Wrong. Wrong. Wrong.  This is a zombie economic idea.  It’s enormously disappointing when leaders in higher education can’t even get the basic economic thinking straight.  First, let’s just apply some basic economic thinking to it.  Although there are good heterodox reasons for not thinking of the labor market is not an ordinary market (i.e. it’s institutional, not transaction-based), but let’s roll with the idea since so many purveyors of the “skills shortage” myth act like it is.  The implication is that there are multiple “job markets” and that many, perhaps, most are suffering a “shortage”.

So what’s a “job market”.  A simple definition would identify the nexus of potential workers and potential employers in a specific geographic region in a particular occupation.  For example, “welders in metro Chicago” or “CNC machine operators in SE Michigan” or “software developers in Houston” would be examples. Now if there’s a “shortage” in one of these job markets, it means there are fewer sellers (smaller quantity offered, to be technical) and more buyers demanding a larger quantity at the going market price.  Now what happens in both theory and practice when a market has a persistent shortage? Anybody? Yes, the price rises.  Price goes up to attract more sellers and discourage buyers.  And the price keeps going up until equilibrium between quantity offered for sale and quantity demanded become equal and eliminate the shortage. If there were shortages in job markets we should see wages going up!  We should see companies tripping over themselves to offer more and better benefits.  But we don’t see that do we? Wages are stagnant across the board.  That’s because there really isn’t any widespread “skills shortage”.

What we have is business owners and managers reporting a shortage of highly skilled workers who would be willing to work for below-equilibrium and falling wages.  Remember as a nation we’ve drastically cut back on public funding of education and over the last generation  companies have drastically cut their spending on training and apprenticeships.  Those businesses now expect a free-ride from others.  They want workers to pay for their own education and training without paying the wages needed to make that human capital investment worthwhile.  If there were truly a skills shortage, not only would we see rising wages but we’d also see rising college enrolments as the rising market wage encouraged students to invest.  But we don’t see either rising wages or rising enrolments.  In fact for the last couple (few?) years, enrolments have been declining.

I’m not the only one pointing out how bad this zombie “skills shortage” myth is.  Paul Krugman pointed out recently:

    …this new EPI report is a useful reminder of the extent to which another doctrine that sounds serious retains a grip on discourse — namely, the notion that we have big problems because our work force lacks essential skills.

This is very much a zombie doctrine — that is, a doctrine that should be dead by now, having been repeatedly refuted by evidence, but just keeps on shambling along. EPI presents some very interesting evidence from a survey of manufacturing, but they’re hardly the first to show that the data don’t at all support the skills-shortage hypothesis.

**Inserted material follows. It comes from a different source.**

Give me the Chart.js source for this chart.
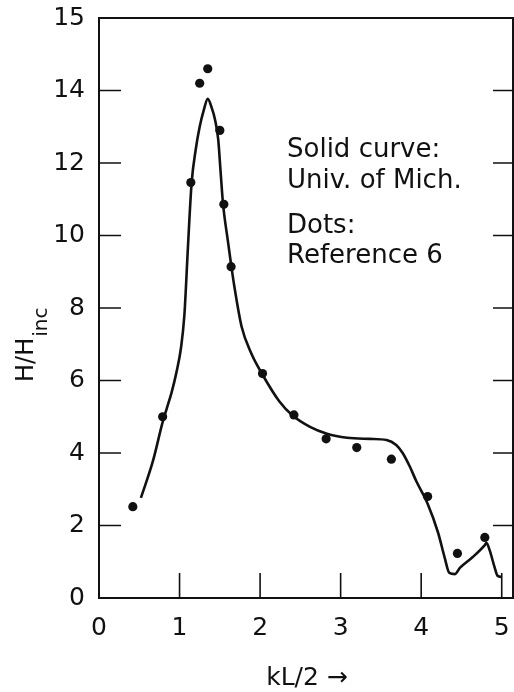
<!DOCTYPE html>
<html>
<head>
<meta charset="utf-8">
<title>H/Hinc vs kL/2</title>
<script src="https://cdn.jsdelivr.net/npm/chart.js@4.4.0/dist/chart.umd.min.js"></script>
<style>
  html, body { margin: 0; padding: 0; background: #fff; overflow: hidden; }
  #wrap { width: 514px; height: 692px; }
</style>
</head>
<body>
<div id="wrap"><canvas id="chart"></canvas></div>
<script>
// solid curve (Univ. of Mich.)
const curveX = [0.52, 0.67, 0.79, 0.84, 0.90, 0.96, 1.02, 1.06, 1.08, 1.10, 1.15, 1.20, 1.25, 1.30, 1.35, 1.40, 1.44, 1.48, 1.51, 1.54, 1.60, 1.64, 1.68, 1.77, 1.89, 2.02, 2.24, 2.40, 2.62, 2.83, 3.08, 3.36, 3.57, 3.69, 3.77, 3.86, 3.94, 4.08, 4.21, 4.29, 4.35, 4.42, 4.48, 4.64, 4.79, 4.81, 4.85, 4.91, 4.95, 5.00];
const curveY = [2.76, 3.78, 4.85, 5.22, 5.66, 6.21, 6.93, 7.80, 8.60, 9.50, 11.45, 12.36, 13.00, 13.45, 13.77, 13.52, 13.20, 12.65, 11.75, 10.87, 9.85, 9.20, 8.60, 7.49, 6.75, 6.20, 5.42, 5.04, 4.72, 4.53, 4.42, 4.39, 4.36, 4.22, 4.00, 3.62, 3.22, 2.60, 1.80, 1.13, 0.69, 0.66, 0.83, 1.13, 1.46, 1.52, 1.32, 0.86, 0.61, 0.58];

// dots (Reference 6)
const dotsX = [0.42, 0.79, 1.14, 1.25, 1.35, 1.50, 1.55, 1.64, 2.03, 2.42, 2.82, 3.20, 3.63, 4.08, 4.45, 4.79];
const dotsY = [2.52, 5.00, 11.46, 14.20, 14.60, 12.90, 10.86, 9.14, 6.19, 5.05, 4.39, 4.15, 3.83, 2.80, 1.23, 1.67];

const xTicks = [0, 1, 2, 3, 4, 5];
const yTicks = [0, 2, 4, 6, 8, 10, 12, 14, 16];
const yTickLabels = ["0", "2", "4", "6", "8", "10", "12", "14", "15"];
const notes = ["Solid curve:", "Univ. of Mich.", "Dots:", "Reference 6"];
const xTitle = "kL/2 \u2192";

const FONT = "'DejaVu Sans', sans-serif";

// frame, inward tick marks and the texts
const decor = {
  id: "decor",
  beforeDatasetsDraw(chart) {
    const { ctx, chartArea: a, scales } = chart;
    ctx.save();
    ctx.strokeStyle = "#111";
    ctx.lineWidth = 2;
    ctx.beginPath();
    ctx.moveTo(a.left, a.top);
    ctx.lineTo(a.right, a.top);
    ctx.lineTo(a.right, a.bottom);
    ctx.lineTo(a.left, a.bottom);
    ctx.closePath();
    ctx.stroke();

    ctx.lineWidth = 1.6;
    ctx.beginPath();
    xTicks.slice(1).forEach((v) => {
      const px = scales.x.getPixelForValue(v);
      ctx.moveTo(px, a.bottom);
      ctx.lineTo(px, a.bottom - 25);
    });
    yTicks.slice(1, -1).forEach((v) => {
      const py = scales.y.getPixelForValue(v);
      ctx.moveTo(a.left, py);
      ctx.lineTo(a.left + 22, py);
      ctx.moveTo(a.right, py);
      ctx.lineTo(a.right - 20, py);
    });
    ctx.stroke();
    ctx.restore();
  },
  afterDraw(chart) {
    const { ctx } = chart;
    ctx.save();
    ctx.fillStyle = "#111";
    ctx.textAlign = "left";
    ctx.textBaseline = "alphabetic";

    // notes in the plot
    ctx.font = "26px " + FONT;
    const base = [157, 188, 233, 263];
    notes.forEach((t, i) => ctx.fillText(t, 287, base[i]));

    // x title
    ctx.font = "25px " + FONT;
    ctx.textAlign = "center";
    ctx.fillText(xTitle, 307, 685);

    // y title with subscript
    ctx.translate(33, 382);
    ctx.rotate(-Math.PI / 2);
    ctx.textAlign = "left";
    ctx.font = "24px " + FONT;
    ctx.fillText("H/H", 0, 0);
    const w = ctx.measureText("H/H").width;
    ctx.font = "20px " + FONT;
    ctx.fillText("inc", w + 1, 14);
    ctx.restore();
  },
};

new Chart(document.getElementById("chart").getContext("2d"), {
  type: "scatter",
  data: {
    datasets: [
      {
        label: "Univ. of Mich.",
        data: curveX.map((x, i) => ({ x, y: curveY[i] })),
        showLine: true,
        borderColor: "#111",
        borderWidth: 2.6,
        pointRadius: 0,
        cubicInterpolationMode: "monotone",
      },
      {
        label: "Reference 6",
        data: dotsX.map((x, i) => ({ x, y: dotsY[i] })),
        backgroundColor: "#111",
        borderWidth: 0,
        pointRadius: 4.6,
      },
    ],
  },
  options: {
    animation: false,
    responsive: true,
    maintainAspectRatio: false,
    layout: { autoPadding: false, padding: { top: 18, right: 1, left: 0, bottom: 0 } },
    plugins: { legend: { display: false }, tooltip: { enabled: false } },
    scales: {
      x: {
        type: "linear",
        min: 0,
        max: 5.14,
        afterBuildTicks: (s) => { s.ticks = xTicks.map((v) => ({ value: v })); },
        afterFit: (s) => {
          s.height = 94;
          s.paddingLeft = 0;
          s.paddingRight = 0;
        },
        grid: { display: false, drawTicks: false },
        border: { display: false },
        ticks: { color: "#111", padding: 15, font: { family: FONT, size: 25 }, maxRotation: 0 },
      },
      y: {
        type: "linear",
        min: 0,
        max: 16,
        afterBuildTicks: (s) => { s.ticks = yTicks.map((v) => ({ value: v })); },
        afterFit: (s) => {
          s.width = 99;
          s.paddingTop = 0;
          s.paddingBottom = 0;
        },
        grid: { display: false, drawTicks: false },
        border: { display: false },
        ticks: {
          color: "#111",
          padding: 14,
          font: { family: FONT, size: 25 },
          callback: (v, i) => yTickLabels[i],
        },
      },
    },
  },
  plugins: [decor],
});
</script>
</body>
</html>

But it’s not just Paul Krugman and progressives saying that the “skills shortage” idea is bunk, its leading conservative economists too, like Ed Lazear in this 2012 paper.   Even the Boston Consulting Group, who we might expect to take push the “skills shortage” idea since business owners like to push the idea, seems constrained to follow the data and their data show that:

So what accounts for the high and lingering unemployment?  The Economic Policy Institute looked at the whole issue and surveyed the literature and research in this January EPI report.

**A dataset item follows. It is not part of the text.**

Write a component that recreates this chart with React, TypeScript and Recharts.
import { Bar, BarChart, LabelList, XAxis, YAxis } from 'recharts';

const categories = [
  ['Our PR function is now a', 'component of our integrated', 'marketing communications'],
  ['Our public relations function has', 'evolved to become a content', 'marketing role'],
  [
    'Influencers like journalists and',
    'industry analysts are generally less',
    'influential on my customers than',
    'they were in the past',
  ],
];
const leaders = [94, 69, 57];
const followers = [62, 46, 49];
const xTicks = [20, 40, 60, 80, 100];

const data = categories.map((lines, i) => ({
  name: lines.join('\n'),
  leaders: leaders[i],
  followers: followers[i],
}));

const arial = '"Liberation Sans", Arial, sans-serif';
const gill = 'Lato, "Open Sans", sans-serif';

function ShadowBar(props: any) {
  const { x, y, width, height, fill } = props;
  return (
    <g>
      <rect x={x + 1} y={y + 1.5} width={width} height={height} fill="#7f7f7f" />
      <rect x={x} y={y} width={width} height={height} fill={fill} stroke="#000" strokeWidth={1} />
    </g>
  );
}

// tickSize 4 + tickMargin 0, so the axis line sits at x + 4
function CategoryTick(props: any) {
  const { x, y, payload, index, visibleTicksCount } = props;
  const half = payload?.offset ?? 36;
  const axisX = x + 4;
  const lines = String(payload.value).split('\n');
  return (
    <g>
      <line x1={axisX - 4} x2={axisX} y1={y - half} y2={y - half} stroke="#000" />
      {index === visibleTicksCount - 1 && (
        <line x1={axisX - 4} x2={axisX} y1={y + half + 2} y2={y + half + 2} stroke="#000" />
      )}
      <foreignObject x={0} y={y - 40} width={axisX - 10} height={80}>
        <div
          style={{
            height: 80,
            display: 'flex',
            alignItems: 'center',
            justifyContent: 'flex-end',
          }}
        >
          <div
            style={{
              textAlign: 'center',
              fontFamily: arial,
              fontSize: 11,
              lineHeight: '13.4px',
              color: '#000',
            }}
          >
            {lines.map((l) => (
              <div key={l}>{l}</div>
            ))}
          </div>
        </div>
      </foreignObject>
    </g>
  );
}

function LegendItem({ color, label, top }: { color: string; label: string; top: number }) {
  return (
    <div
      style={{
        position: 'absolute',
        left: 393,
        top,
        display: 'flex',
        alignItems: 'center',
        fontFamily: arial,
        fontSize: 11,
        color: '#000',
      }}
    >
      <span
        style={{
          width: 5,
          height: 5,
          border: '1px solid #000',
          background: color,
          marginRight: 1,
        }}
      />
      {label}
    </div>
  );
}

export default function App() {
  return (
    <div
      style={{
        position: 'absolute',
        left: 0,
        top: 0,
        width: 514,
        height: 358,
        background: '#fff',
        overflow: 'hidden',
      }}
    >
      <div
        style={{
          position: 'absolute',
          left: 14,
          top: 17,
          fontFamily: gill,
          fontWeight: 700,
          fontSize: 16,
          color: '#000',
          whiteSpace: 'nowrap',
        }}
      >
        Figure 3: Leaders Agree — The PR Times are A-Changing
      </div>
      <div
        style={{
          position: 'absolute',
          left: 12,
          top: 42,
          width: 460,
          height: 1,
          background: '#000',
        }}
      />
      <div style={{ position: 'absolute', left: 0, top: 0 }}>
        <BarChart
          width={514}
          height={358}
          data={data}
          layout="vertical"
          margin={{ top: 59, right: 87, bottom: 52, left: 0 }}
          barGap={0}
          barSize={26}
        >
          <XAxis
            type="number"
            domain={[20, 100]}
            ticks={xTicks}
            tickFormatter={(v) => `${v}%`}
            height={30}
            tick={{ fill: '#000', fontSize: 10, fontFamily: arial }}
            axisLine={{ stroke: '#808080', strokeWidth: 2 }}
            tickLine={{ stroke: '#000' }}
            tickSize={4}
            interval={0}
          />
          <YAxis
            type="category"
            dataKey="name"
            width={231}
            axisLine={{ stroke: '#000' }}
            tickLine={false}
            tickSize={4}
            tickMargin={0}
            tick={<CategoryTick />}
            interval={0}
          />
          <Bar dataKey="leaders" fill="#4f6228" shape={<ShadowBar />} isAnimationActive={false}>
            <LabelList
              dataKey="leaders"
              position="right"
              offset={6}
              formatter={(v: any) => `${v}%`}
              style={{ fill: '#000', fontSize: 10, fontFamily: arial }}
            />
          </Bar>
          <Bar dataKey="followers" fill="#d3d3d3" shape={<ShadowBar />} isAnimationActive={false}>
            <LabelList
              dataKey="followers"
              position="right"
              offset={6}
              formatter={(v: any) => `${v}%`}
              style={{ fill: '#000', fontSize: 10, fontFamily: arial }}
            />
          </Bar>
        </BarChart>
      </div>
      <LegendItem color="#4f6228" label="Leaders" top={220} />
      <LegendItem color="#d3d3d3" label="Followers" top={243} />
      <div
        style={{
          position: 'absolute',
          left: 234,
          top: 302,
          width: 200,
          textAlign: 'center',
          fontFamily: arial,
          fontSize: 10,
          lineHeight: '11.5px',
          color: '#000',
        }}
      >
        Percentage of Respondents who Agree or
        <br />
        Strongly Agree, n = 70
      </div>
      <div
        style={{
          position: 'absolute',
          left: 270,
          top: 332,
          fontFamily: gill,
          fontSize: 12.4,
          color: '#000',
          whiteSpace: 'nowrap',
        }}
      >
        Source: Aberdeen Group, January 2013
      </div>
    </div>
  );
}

There is a sizeable literature on whether a skills mismatch is a driver of today’s weak jobs recovery, and the strong consensus is that the weak labor market recovery is not due to skills mismatch (or any other structural factors). Instead, it is due to weakness in aggregate demand.

That’s it.  We have a shortage of aggregate demand. We have a shortage of customers who spend. We have a shortage of spending. We don’t have a shortage of skills.

Higher education leaders who position their plans based on the false premise of a skills shortage do themselves and their institutions a dis-service, so we may have a shortage of higher education leaders willing to do their own critical thinking and rely on research instead of parroting politically popular zombie ideas. I can understand the temptation of many higher education leaders to use push the idea because they think it will help them get funding. But that’s a losing strategy. By embracing such zombie ideas, they destroy their own credibility with the faculty, the very people they need to implement the changes they’re advocating.